[Week 21 of 2026] SpaceX, SpaceX, and SpaceX
Welcome back to Price and Prejudice with a few musings from Week 21 of 2026.
SpaceX Galore – Part 1
Perhaps the biggest news in capital markets this week is SpaceX's S-1 filing, which is the initial registration statement required by the SEC before IPO. Skimming the S-1 is a fun exercise because it reveals so much about the underlying company that we previously knew so little about.
Here's one snippet on governance:

which somewhat confirms what the market already suspected: Musk walks into the public market with 85.1% of the voting power despite owning a much smaller share of the economic claim. This is because Class B shares carry 10 votes each, and Class B is the only class that can remove Musk from CEO, chairman, or the board. As this article points out, Musk can only be fired if he votes against himself.
How unusual is this situation? Dual-class IPOs are nothing new (Google, Snap, Meta), but the trajectory has been toward more founder control at larger scale, not less. This is also part of a broader trajectory where someone who wants the residual claim on the company's profits may not necessarily want the voting power.

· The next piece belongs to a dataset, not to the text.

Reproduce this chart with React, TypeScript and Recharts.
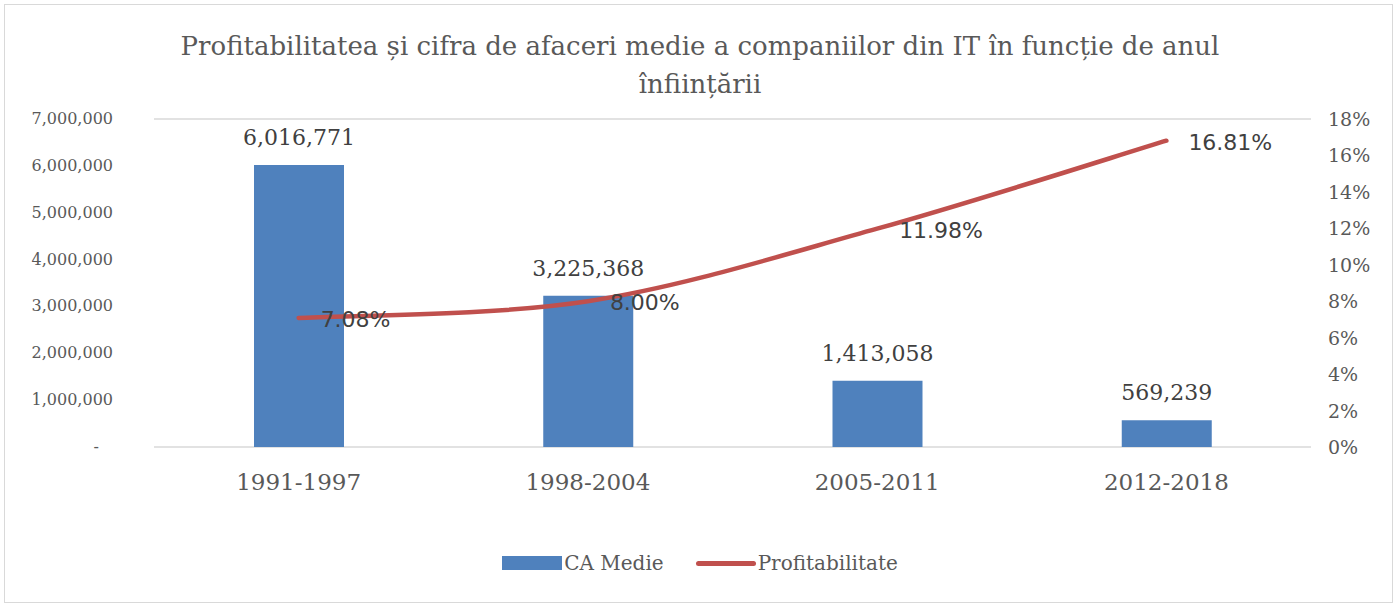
import React from "react";
import {
  ComposedChart,
  Bar,
  Line,
  XAxis,
  YAxis,
  CartesianGrid,
  LabelList,
} from "recharts";

const periods = ["1991-1997", "1998-2004", "2005-2011", "2012-2018"];
const caMedie = [6016771, 3225368, 1413058, 569239];
const profitabilitate = [0.0708, 0.08, 0.1198, 0.1681];
const leftTicks = [0, 1000000, 2000000, 3000000, 4000000, 5000000, 6000000, 7000000];
const rightTicks = [0, 0.02, 0.04, 0.06, 0.08, 0.1, 0.12, 0.14, 0.16, 0.18];

const data = periods.map((p, i) => ({
  period: p,
  ca: caMedie[i],
  profit: profitabilitate[i],
}));

const SERIF = "'DejaVu Serif', 'Liberation Serif', serif";
const SANS = "'DejaVu Sans', 'Liberation Sans', sans-serif";
const GREY = "#595959";
const BLUE = "#4F81BD";
const RED = "#C0504D";

// Excel-style smoothed line (Catmull-Rom as cubic Bezier)
const excelSmooth: any = (context: any) => {
  let pts: [number, number][] = [];
  return {
    areaStart() {},
    areaEnd() {},
    lineStart() {
      pts = [];
    },
    lineEnd() {
      if (!pts.length) return;
      context.moveTo(pts[0][0], pts[0][1]);
      for (let i = 0; i < pts.length - 1; i++) {
        const p0 = pts[Math.max(i - 1, 0)];
        const p1 = pts[i];
        const p2 = pts[i + 1];
        const p3 = pts[Math.min(i + 2, pts.length - 1)];
        context.bezierCurveTo(
          p1[0] + (p2[0] - p0[0]) / 6,
          p1[1] + (p2[1] - p0[1]) / 6,
          p2[0] - (p3[0] - p1[0]) / 6,
          p2[1] - (p3[1] - p1[1]) / 6,
          p2[0],
          p2[1]
        );
      }
    },
    point(x: number, y: number) {
      pts.push([+x, +y]);
    },
  };
};

const LeftTick = (props: any) => {
  const { x, y, payload } = props;
  const v = payload.value;
  return (
    <text
      x={v === 0 ? x - 14 : x}
      y={y}
      dy={5}
      textAnchor="end"
      fontFamily={SERIF}
      fontSize={16}
      fill={GREY}
    >
      {v === 0 ? "-" : v.toLocaleString("en-US")}
    </text>
  );
};

const RightTick = (props: any) => {
  const { x, y, payload } = props;
  return (
    <text x={x} y={y} dy={7} textAnchor="start" fontFamily={SERIF} fontSize={19} fill={GREY}>
      {Math.round(payload.value * 100) + "%"}
    </text>
  );
};

const XTick = (props: any) => {
  const { x, y, payload } = props;
  return (
    <text x={x} y={y} dy={19} textAnchor="middle" fontFamily={SERIF} fontSize={23} fill={GREY}>
      {payload.value}
    </text>
  );
};

const ProfitLabel = (props: any) => {
  const { x, y, value } = props;
  return (
    <text x={x + 22} y={y} dy={9} textAnchor="start" fontFamily={SANS} fontSize={22} fill="#404040">
      {(value * 100).toFixed(2) + "%"}
    </text>
  );
};

const App: React.FC = () => {
  return (
    <div
      style={{
        position: "absolute",
        left: 0,
        top: 0,
        width: 1400,
        height: 610,
        background: "#fff",
      }}
    >
      <div
        style={{
          position: "absolute",
          left: 4,
          top: 4,
          width: 1387,
          height: 597,
          border: "1px solid #d9d9d9",
        }}
      />
      <div
        style={{
          position: "absolute",
          left: 0,
          top: 27,
          width: 1400,
          textAlign: "center",
          fontFamily: SERIF,
          fontSize: 26,
          lineHeight: "38px",
          color: GREY,
        }}
      >
        Profitabilitatea și cifra de afaceri medie a companiilor din IT în funcție de anul
        <br />
        înființării
      </div>
      <ComposedChart
        width={1400}
        height={610}
        data={data}
        margin={{ top: 119, right: 0, bottom: 103, left: 0 }}
        style={{ position: "absolute", left: 0, top: 0 }}
      >
        <CartesianGrid vertical={false} stroke="#d9d9d9" strokeWidth={1.5} />
        <XAxis
          dataKey="period"
          axisLine={false}
          tickLine={false}
          height={60}
          tickMargin={18}
          tick={<XTick />}
        />
        <YAxis
          yAxisId="left"
          domain={[0, 7000000]}
          ticks={leftTicks}
          width={154}
          axisLine={false}
          tickLine={false}
          tickSize={0}
          tickMargin={41}
          tick={<LeftTick />}
        />
        <YAxis
          yAxisId="right"
          orientation="right"
          domain={[0, 0.18]}
          ticks={rightTicks}
          width={89}
          axisLine={false}
          tickLine={false}
          tickSize={0}
          tickMargin={17}
          tick={<RightTick />}
        />
        <Bar yAxisId="left" dataKey="ca" fill={BLUE} barSize={90} isAnimationActive={false}>
          <LabelList
            dataKey="ca"
            position="top"
            offset={20}
            formatter={(v: any) => Number(v).toLocaleString("en-US")}
            style={{ fontFamily: SERIF, fontSize: 22, fill: "#404040" }}
          />
        </Bar>
        <Line
          yAxisId="right"
          type={excelSmooth}
          dataKey="profit"
          stroke={RED}
          strokeWidth={4.5}
          strokeLinecap="round"
          dot={false}
          isAnimationActive={false}
        >
          <LabelList dataKey="profit" content={<ProfitLabel />} />
        </Line>
      </ComposedChart>
      <div
        style={{
          position: "absolute",
          left: 0,
          top: 551,
          width: 1400,
          display: "flex",
          justifyContent: "center",
          alignItems: "center",
          fontFamily: SERIF,
          fontSize: 20,
          color: GREY,
        }}
      >
        <span style={{ display: "inline-block", width: 60, height: 14, background: BLUE, marginRight: 2 }} />
        <span style={{ marginRight: 32 }}>CA Medie</span>
        <span
          style={{
            display: "inline-block",
            width: 60,
            height: 5,
            background: RED,
            borderRadius: 3,
            marginRight: 2,
          }}
        />
        <span>Profitabilitate</span>
      </div>
    </div>
  );
};

export default App;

Still for the median listed firm, voting rights and board accountability are part of what makes the share a residual claim worth holding. For SpaceX, the residual claim is a bet on a person, and the pricing of that bet is pretty much the entire story.
SpaceX Galore – Part 2
There are many reasons why companies go public. Given the size of this particular IPO, the natural reading is (i) founder liquidity plus (ii) capital for growth.
The filings, however, tell a slightly different story. For example, cash holdings fell from $24.7 billion to $15.9 billion in a single quarter:

and AI capex was $7.7 billion in Q1 2026 alone (vs. $1.1 billion for Space capex):

which seems to suggest that most of the IPO money will likely fund this ongoing burn. This in fact makes it closer to a late-stage venture where multi-year operating losses are covered while the the underlying businesses scale. In some sense, even with the IPO, this look awfully like a private capital markets deal.
Perhaps, the more useful way to think about this is that the public-private boundary has been collapsing in both directions: private companies stay private longer and raise public-equivalent rounds in late-stage venture; public companies, when they finally list, do so at sizes that resemble late-stage venture.
SpaceX Galore – Part 3
Another fun part about S-1 is that they often come up with company-specific metrics that are hard to port elsewhere. One thing that stands out is the $28.5 trillion total addressable market, of which 93% is AI:

with a pretty cool list of future markets:

which comes with its unique challenges:

It is genuinely impressive prose for a securities filing, but as a market-sizing exercise is a bit hard to swallow since (i) the cited sub-markets do not exist as commercial activities, and (ii) the ones that do (launch, broadband) make up a small fraction of the $28.5 trillion number.
The more charitable reading is that the TAM section is doing disclosure work the financial statements cannot. Effectively, the TAM list functions as a catalogue of the long-dated real options the firm is choosing to keep alive. The dollar figure attached to that list is probably noise, but the composition of the list is real disclosure. And for investors trying to underwrite a company whose value is largely in long-dated optionality, the catalogue of what management is willing to plant a flag in might still be useful.